HUNTSVILLE, Ala. - There are a lot of gun owners in the Tennessee Valley. And sometimes, they want their weapon to blend in or stand out. That's when they turn to Cole Baker.
Baker Hydrographics on Huntsville's South Memorial Parkway looks like any other business on the outside, but inside, there’s a lot of camo. Cole was show us a beaver, bobcat, coyote and deer skull he had done for customers. He then picked up a shotgun stock with a camo pattern and remarked, “This is very effective in our area.”
Cold is an artist. He dips and paints a lot of different items, but specializes in firearms. He does a lot of guns. “I think last year, we did around 15 hundred total,” he said. It’s 98 percent of his business.
The hydrographics process is pretty cool. “You have to completely disassemble the gun and I don’t mean just field strip,” he said. “You have to take the trigger packs out and you have to take all the firing mechanisms out and pretty much just leave the shell.”
It’s like putting one of those temporary tattoos on your body, but without the pain. There are thousands of patterns when it comes to camo. It’s a film that is a byproduct of cow fat. Without giving away too many trade secrets, there’s ink on the film that sticks to whatever is dipped. And it doesn’t take long to do.

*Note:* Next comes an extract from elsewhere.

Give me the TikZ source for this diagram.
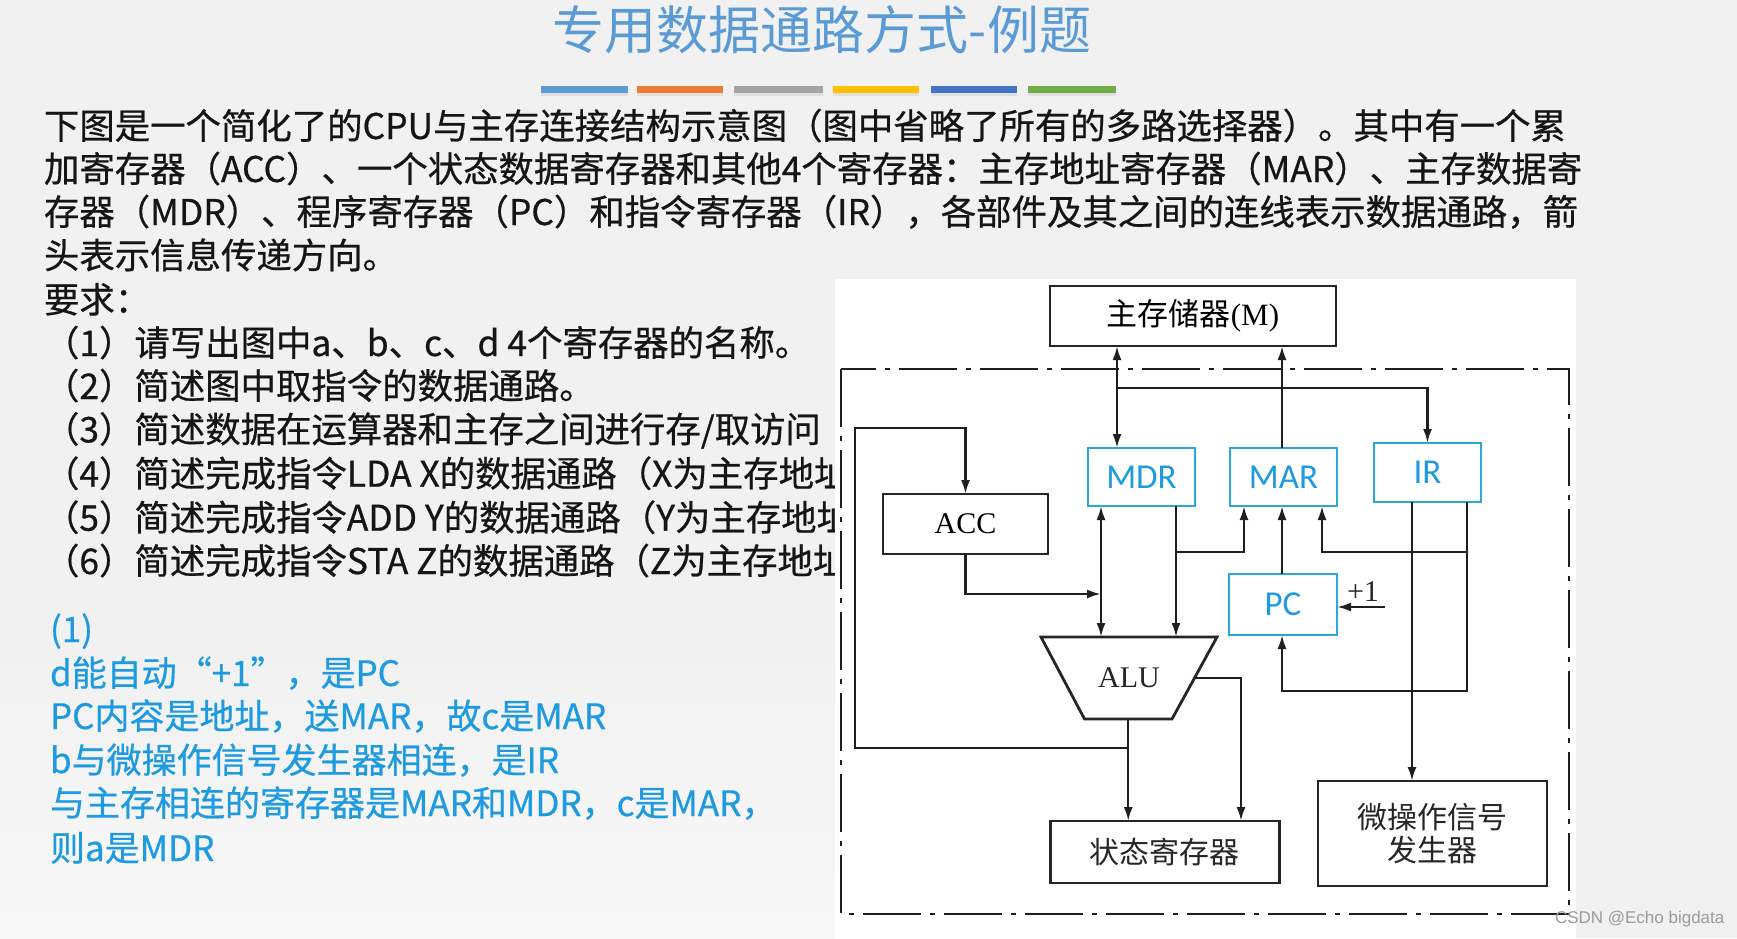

“Simple to do as far as the process but technique is everything.” Cole said. And he has mastered that. After whatever he is dipping comes out of the tank, it’s covered with slime. “We’ll take the slime off. It’s going to leave ink only,” Cole said holding the gunstock he’d just dipped. “It’s ready for clear. We’ll give it 24 hours. We’ll put it together. It’s ready for the field.”
Cole has found his spot in the world of small business. “We found our niche’” he said. “And it just happened to be in the gun side of things.” The business is growing. “We’ll probably do some more car parts,” he said with a smile. “But we’re going to need a bigger facility to do all that.”